Un demandeur d’asile ne peut être transféré vers un Etat membre de l’Union européenne où il court un risque réel d’être soumis à des « traitements inhumains et dégradants » au sens de l’article 4 de la charte des droits fondamentaux de l’Union européenne. C’est ce qu’a décidé la Cour de justice de l’Union européenne (CJUE) dans un arrêt du 21 décembre, remettant ainsi en cause le règlement européen « Dublin II » du 18 février 2003 qui énonce les critères permettant de déterminer l’Etat membre compétent pour connaître d’une demande d’asile.
Dans les deux affaires jugées conjointement par la CJUE, des ressortissants de trois pays tiers (Afghanistan, Iran et Algérie) ont transité par la Grèce avant de se rendre au Royaume-Uni et en Irlande pour introduire une demande d’asile. Conformément au règlement « Dublin II », qui prévoit que le pays responsable du traitement de la demande d’asile est le pays de premier accueil, les autorités de ces deux pays ont refusé leurs demandes et ont décidé de les transférer vers la Grèce. Les intéressés ont alors introduit un recours à l’encontre de ces décisions, alléguant que leurs droits fondamentaux risquaient d’être enfreints s’ils étaient renvoyés en Grèce, les procédures d’asile de ce pays présentant de graves manquements en raison de la forte charge qu’il supporte en matière d’immigration clandestine. En 2010, la Grèce était en effet le point d’entrée dans l’Union européenne de près de 90 % des migrants illégaux.
La cour d’appel du Royaume-Uni et la Haute Cour d’Irlande ont alors demandé à la CJUE si, au vu de la saturation du système d’asile grec et de ses effets sur le traitement réservé aux demandeurs et sur l’examen de leurs demandes, les autorités d’un Etat membre qui doivent effectuer le transfert des demandeurs vers la Grèce (l’Etat membre responsable de l’examen de la demande d’asile conformément au règlement « Dublin II ») doivent contrôler au préalable si cet Etat respecte effectivement les droits fondamentaux. Une question à laquelle la cour répond par l’affirmative.

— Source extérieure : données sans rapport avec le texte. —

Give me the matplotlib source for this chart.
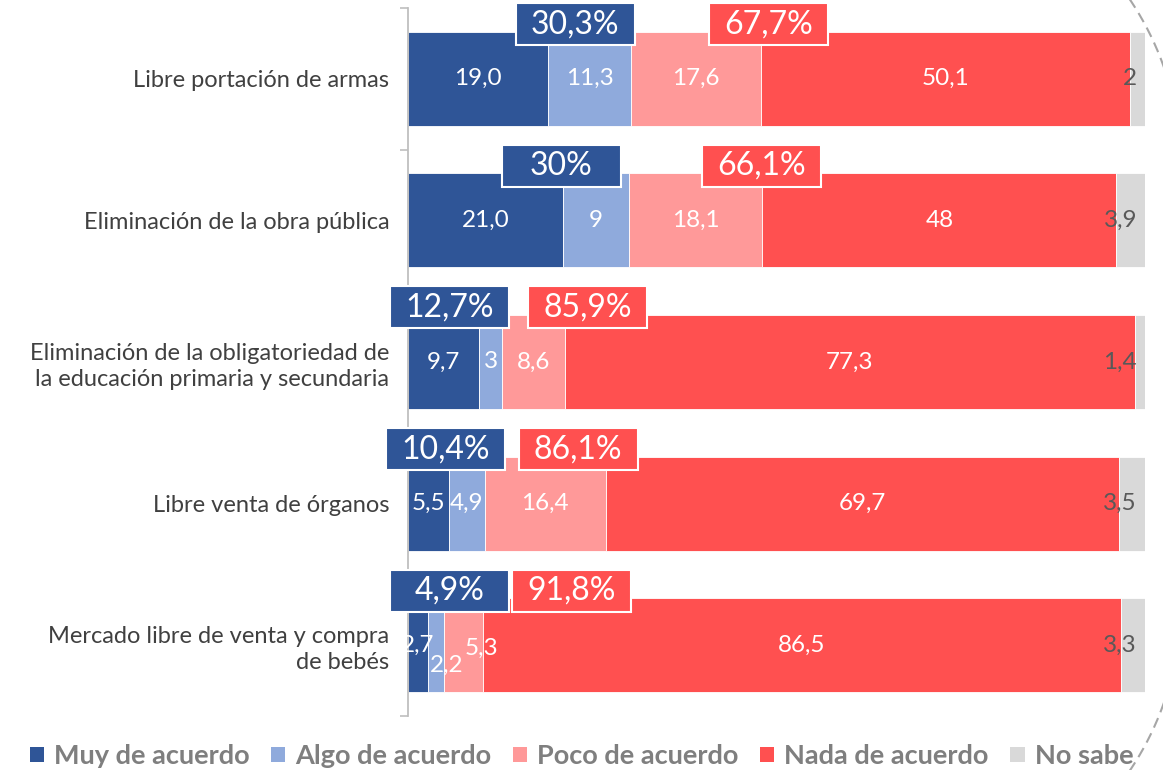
import matplotlib
matplotlib.use("Agg")
import matplotlib.pyplot as plt
from matplotlib.patches import Rectangle, Patch
from matplotlib.lines import Line2D
import numpy as np

plt.rcParams['font.family'] = ['Lato', 'DejaVu Sans']

# ---------------- data ----------------
categories = [
    "Libre portación de armas",
    "Eliminación de la obra pública",
    "Eliminación de la obligatoriedad de\nla educación primaria y secundaria",
    "Libre venta de órganos",
    "Mercado libre de venta y compra\nde bebés",
]
series_names = ["Muy de acuerdo", "Algo de acuerdo", "Poco de acuerdo",
                "Nada de acuerdo", "No sabe"]
muy_de_acuerdo = ["19,0", "21,0", "9,7", "5,5", "2,7"]
algo_de_acuerdo = ["11,3", "9", "3", "4,9", "2,2"]
poco_de_acuerdo = ["17,6", "18,1", "8,6", "16,4", "5,3"]
nada_de_acuerdo = ["50,1", "48", "77,3", "69,7", "86,5"]
no_sabe = ["2", "3,9", "1,4", "3,5", "3,3"]

# ---------------- style / layout ----------------
colors = ["#2F5597", "#8FAADC", "#FF9999", "#FF5050", "#D9D9D9"]
box_agree_x = [22.7, 20.8, 5.6, 5.1, 5.6]      # centre of summary boxes (layout)
box_disagree_x = [48.9, 48.0, 24.4, 23.1, 22.2]
label_offsets_px = {(4, 1): (11, 20), (4, 2): (18, 3)}

def num(s):
    return float(s.replace(",", "."))

def fmt(v):
    s = f"{v:.1f}"
    if s.endswith(".0"):
        s = s[:-2]
    return s.replace(".", ",")

series_str = [muy_de_acuerdo, algo_de_acuerdo, poco_de_acuerdo, nada_de_acuerdo, no_sabe]
series = [np.array([num(s) for s in ser]) for ser in series_str]

W, H = 1163, 770
fig = plt.figure(figsize=(W / 100, H / 100), dpi=100)
ax_left, ax_right, ax_top, ax_bottom = 408, 1145, 8, 716
ax = fig.add_axes([ax_left / W, 1 - ax_bottom / H, (ax_right - ax_left) / W,
                   (ax_bottom - ax_top) / H])
ax.set_xlim(0, 100)
ax.set_ylim(len(categories) - 0.5, -0.5)

px_x = 100 / (ax_right - ax_left)
px_y = len(categories) / (ax_bottom - ax_top)

y = np.arange(len(categories))
bar_h = 0.664
left = np.zeros(len(categories))
for k, (vals, strs, c) in enumerate(zip(series, series_str, colors)):
    ax.barh(y, vals, left=left, height=bar_h, color=c, edgecolor="white",
            linewidth=0.6, zorder=2)
    for i, (v, s) in enumerate(zip(vals, strs)):
        if k < 4:
            dx, dy = label_offsets_px.get((i, k), (0, 0))
            ax.text(left[i] + v / 2 + dx * px_x, y[i] + dy * px_y, s,
                    ha="center", va="center", color="white", fontsize=17.5,
                    zorder=4)
        else:
            ax.text(100 - 8 * px_x, y[i], s, ha="right", va="center",
                    color="#595959", fontsize=17.5, zorder=4)
    left = left + vals

# summary boxes
agree = series[0] + series[1]
disagree = series[2] + series[3]
box_w = 119 * px_x
box_hh = 42 * px_y
for i in range(len(categories)):
    yc = y[i] - 0.385
    for xc, val, c in ((box_agree_x[i], agree[i], colors[0]),
                       (box_disagree_x[i], disagree[i], colors[3])):
        ax.add_patch(Rectangle((xc - box_w / 2, yc - box_hh / 2), box_w, box_hh,
                               facecolor=c, edgecolor="white", linewidth=1.5,
                               zorder=5, clip_on=False))
        ax.text(xc, yc, fmt(val) + "%", ha="center", va="center",
                color="white", fontsize=23, zorder=6, clip_on=False)

# axes styling
for sp in ("top", "right", "bottom"):
    ax.spines[sp].set_visible(False)
ax.spines["left"].set_color("#BFBFBF")
ax.spines["left"].set_linewidth(1.3)
ax.set_xticks([])
ax.set_yticks(np.arange(-0.5, len(categories), 1))
ax.set_yticklabels([])
ax.tick_params(axis="y", which="major", length=6, width=1.2, color="#BFBFBF",
               direction="out")
ax.set_yticks(y, minor=True)
ax.set_yticklabels(categories, minor=True, fontsize=17, color="#404040")
ax.tick_params(axis="y", which="minor", length=0, pad=13.5)
for t in ax.get_yticklabels(minor=True):
    t.set_linespacing(1.28)

# legend
handles = [Patch(facecolor=c, edgecolor="none") for c in colors]
fig.legend(handles, series_names, loc="center", bbox_to_anchor=(0.5, 1 - 756 / H),
           ncol=5, frameon=False, prop={"weight": "bold", "size": 19.5},
           labelcolor="#7F7F7F", handlelength=0.52, handleheight=0.52,
           handletextpad=0.37, columnspacing=0.8, borderpad=0, borderaxespad=0)

# decorative dashed rounded frame (right side), in inches from bottom-left
r = 3.0
cx = 8.81
top_cy, bot_cy = (H - 167) / 100, 167 / 100
a_top = np.linspace(np.pi / 2, 0, 60)
a_bot = np.linspace(0, -np.pi / 2, 60)
fx = np.concatenate([cx + r * np.cos(a_top), cx + r * np.cos(a_bot)])
fy = np.concatenate([top_cy + r * np.sin(a_top), bot_cy + r * np.sin(a_bot)])
fig.add_artist(Line2D(fx, fy, transform=fig.dpi_scale_trans, color="#A6A6A6",
                      linewidth=1.5, linestyle=(0, (5, 3)), clip_on=False))

fig.savefig("out.png", dpi=100)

Pour la CJUE, le fait qu’un Etat membre soit désigné par le règlement « Dublin II » comme responsable de la demande d’asile ne constitue pas une présomption irréfragable – c’est-à-dire qui n’admet pas la preuve contraire – selon laquelle cet Etat respecte les droits fondamentaux de l’Union européenne. Les juges considèrent donc qu’il incombe aux Etats membres, juridictions nationales comprises, de ne pas transférer un demandeur d’asile vers l’Etat membre désigné comme responsable « lorsqu’ils ne peuvent ignorer que les défaillances systémiques de la procédure d’asile et des conditions d’accueil des demandeurs d’asile constituent des motifs sérieux et avérés de croire que le demandeur courra un risque réel d’être soumis à des traitements inhumains et dégradants au sens de l’article 4 de la charte des droits fondamentaux de l’Union européenne ». La Cour précise en outre que ces Etats sont chargés de vérifier si l’un des autres critères du règlement « Dublin II » permet d’identifier un autre Etat membre comme responsable de l’examen de la demande d’asile, tout en veillant à ne pas aggraver une situation de violation des droits fondamentaux par une procédure d’une durée déraisonnable.
Cet arrêt, d’importance majeure, s’inscrit dans le droit-fil de la jurisprudence de la Cour européenne des droits de l’Homme et de la révision du règlement « Dublin II », proposée par la Commission européenne en 2008 (1) et actuellement bloquée au Conseil des ministres, notamment par la France.